When I hit high school, I told all the teachers I wanted to be called Tina, and to this day, there are many people who don’t realise I am indeed Christina. For what it’s worth, people who don’t know me still try to shorten my name to Christine, or Chris, Chrissie (heaven forbid) and on one occasion only, Teeeeen. I have perfected my death stare, still too polite to make a big thing of it verbally.

This episode marks the origin of my ongoing sensitivity to spelling and pronouncing other people’s names correctly and never, ever assuming that it’s OK to shorten or otherwise modify a person’s name without their permission.

So what did I learn? I learned to stand up for myself; I found the pilot light of my anger, rarely lit, just waiting for the right injustice to ignite.

I also learned that to some people, you are only important enough to be correctly addressed (or clearly seen) if you succeed on their terms. Otherwise, they can call you what they want, because you have little worth. I never wanted to be so inconsequential to others again, that my name didn’t matter.

As the years have gone by, I often look at those children (and adults) who go unnoticed, or whose names don’t seem to matter to others, and I try to see them properly. Because although it was incredibly satisfying to succeed beyond expectations, I shouldn’t have had to – I was enough, left handed, knock kneed, English accent and pony tail included …. and so are we all, however we are put together.

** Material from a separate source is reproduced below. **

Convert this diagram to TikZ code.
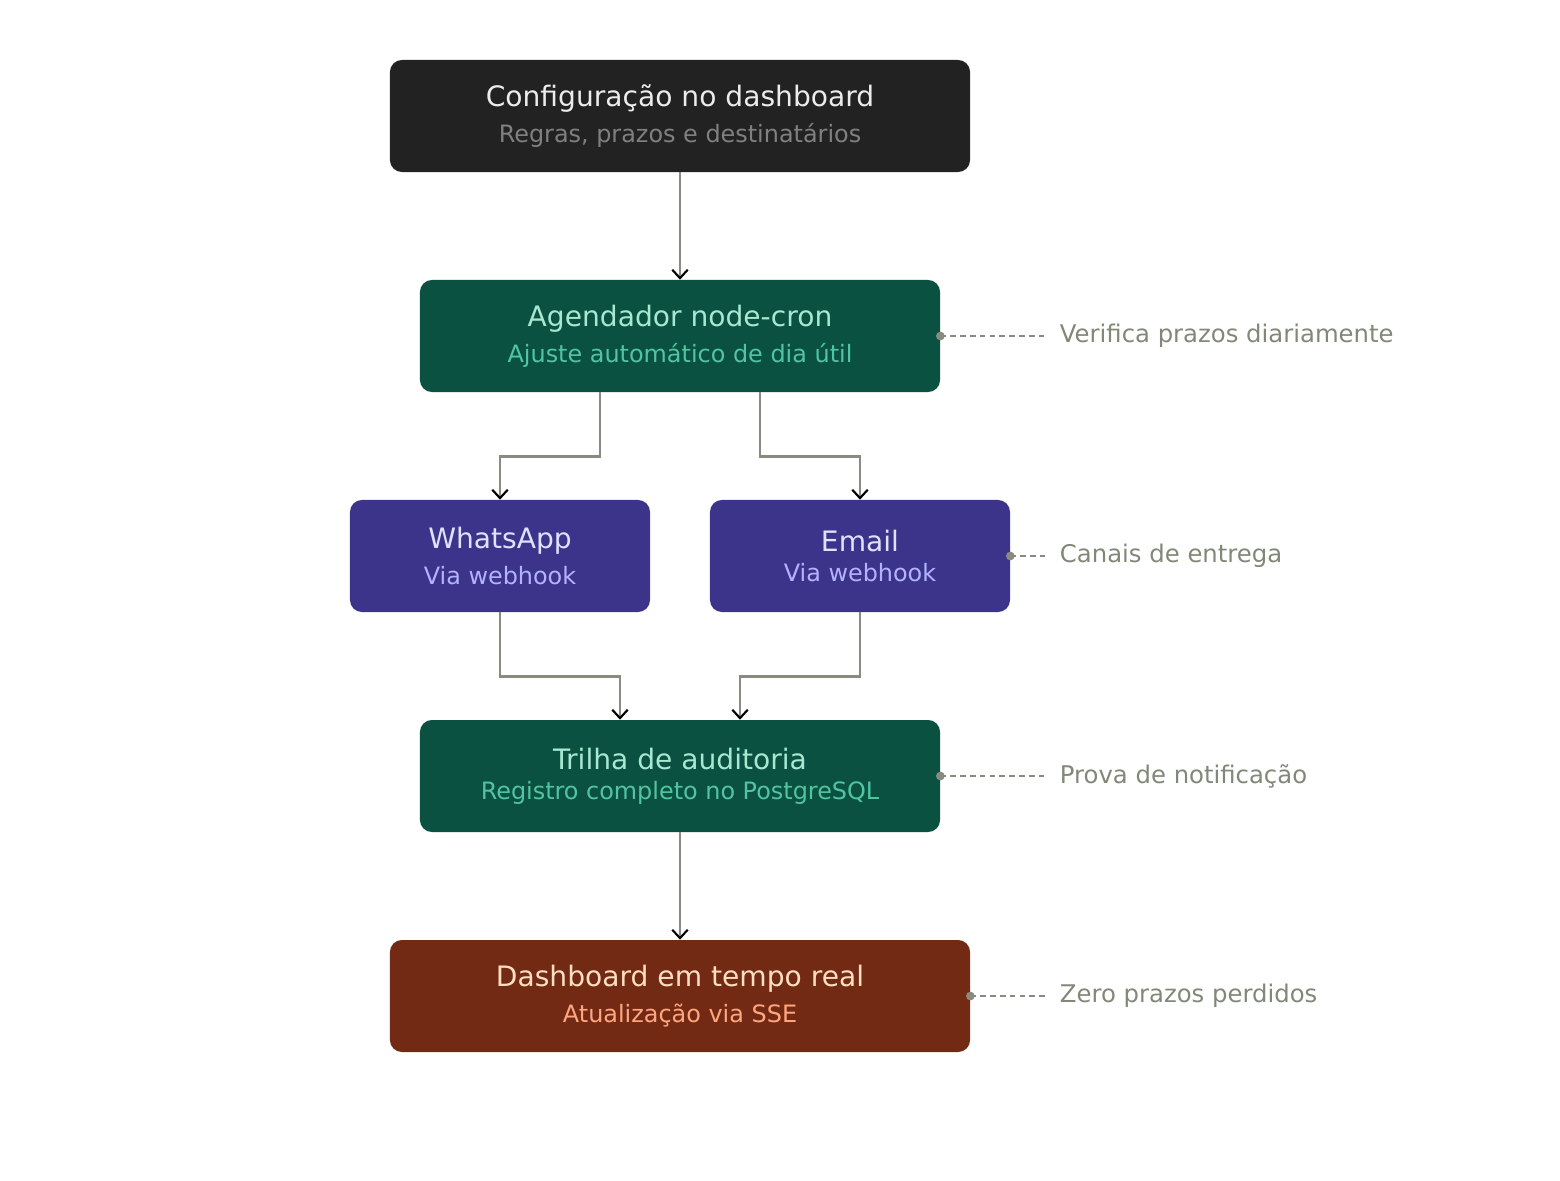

I am curious about others’experiences – did you have defining moments as a child, where you found some unexpected kernel of character, gleaned from a difficult situation? Has it carried through to adulthood?

Blog Baby

OK, so I’m starting a blog, and yes it’s true, the hardest thing IS getting started, and I’m talking way back, well before blog niche decisions (what?), let alone what one wants to write about. What was I thinking, that people might actually want to read my amusing stories and nuggets of wisdom?

Firstly, there’s the site name and username, which until I attended my first blogging class (today), I had given no thought to. Did I care that the site name would have .wordpress in it, or should I pay extra (i.e.: not go with the free version) for the privilege of a more succinct site address? Did I want to link my own domain name to the blog (or was it the other way round?). As we were setting up our blogs in class today, apparently it would have been a good idea to think about that first.

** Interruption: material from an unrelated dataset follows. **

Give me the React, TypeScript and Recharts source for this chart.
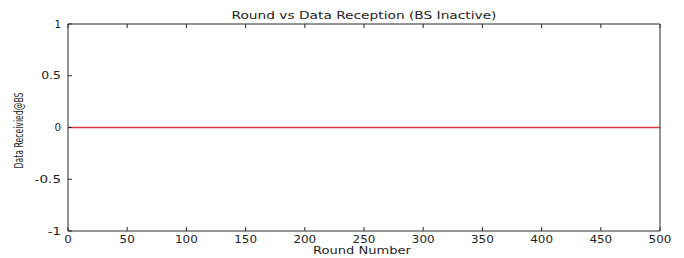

Of course, all the witty and clever blog names that I could ever have thought up immediately deserted my rabbit-in-the-headlights brain, and after several false starts, I came up with ‘’’break in transmission.’’  My first and most brilliantly obscure thought was to call the blog Interregnum’, a word which has recently become a favourite, for no good reason.  However I could immediately see two problems;

  • People would always be asking what it meant (assuming that not all Australians are familiar with the term coined at the end of the reign of Charles I and immediately preceding what is known as the Restoration , and
  • Would have to know how to spell it – for instance, noting that it has a tricky double ‘r’ in it.

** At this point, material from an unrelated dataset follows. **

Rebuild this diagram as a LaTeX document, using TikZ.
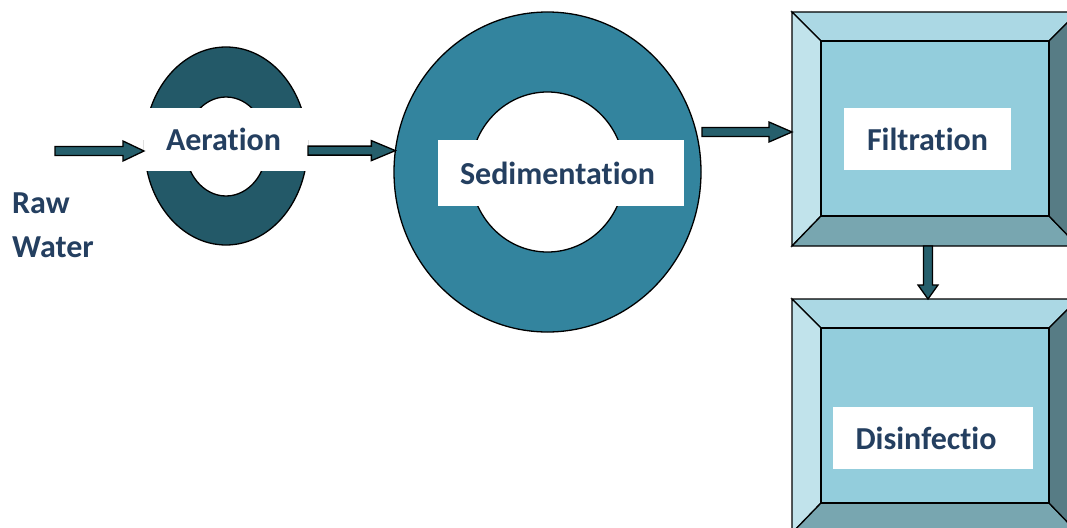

So I chose the simpler ‘Break in Transmission’, which is a tongue-in-cheek reference to my current state of being (unemployed); normal services will be resumed (at some as yet undefined point). And as I am not going to be a travel/garden/kitchen/craft/sewing/quilting/amazing life/clean house blogger, ‘Break in Transmission’ is suitably vague, for what I think is to be a so-called lifestyle blog.

Of course, if you know anything about me, you will know enough to understand that I am in no way qualified to advise anyone on an appropriate and successful lifestyle, having only mediocre success01b48f44f2ec8a738373cd17485b26c91e81689f84 in any and all lifestyle challenges (and yes, a few failures too – think indoor plants, cake decorating and poorly trained dogs). Assuming I blog more than once, we shall have to wait for the cocoon of my writing to reveal the butterfly within, or the pearls of wisdom to reveal themselves in the clam shell of my mind, or the hilarious witty repartee that bursts rapid-fire from these fingers, or something, please, anything!

I have put up my profile name, but I am not sure if I should change it, having just written Blog 2, which is called “That’s not my name”. I should probably just go by my proper name, but therein lies another dilemma – maiden or married name? I always thought that I would write under my original name, but will I offend certain persons to whom I am either married or parenting? And that’s another whole topic really, whether women should change their surnames on marrying – should I explore that before I commit to action?

What picture did I want to upload to my profile – well, I liked the slightly crazy one of me in a Christmas Akubra, but it did rather look like I’d been drinking. Then there’s the enigmatic one of me behind a genuine Japanese fan (too Geisha?) or the boring work shots, trying to look dignified and official, or me with Dalek Caan, on our Tasmanian holiday some years ago. None where I am looking fabulously successful, sporty and trim, probably because I am not fabulously successful, sporty and trim.

Having missed the second blog class, I returned two weeks later with neither blog post nor resolution of my dilemma, although I accidentally did the homework that had been set – to think of blog topics. However, my list, although it has swelled to 14, remains uninspiring, both to me and my imagined audience. Speaking of which, I posted an empty blog, and three people looked at it! Wow, it can only get better from here. I must thank my tutor and fellow blog babies for their kindness. Maybe next time they look in on me, there will be some substance. In the meantime, I note they have all put interesting blogs up.

My dilemma is this – I have a writing itch that needs scratching, after many dormant years, but I don’t know what to do with it. Is blogging what I want? Why do I want to blog, given that it will be competing with sooo many others, what wisdom do I have to share that will be both informative and not lead to defamation or wrongful advice claims?

The answer is that I don’t know. Perhaps if I write, that may become clearer, and you Dear Reader (I’ve always loved that term) will see. And perhaps I will quietly disappear off the Blogosphere leaving nary a ripple of words.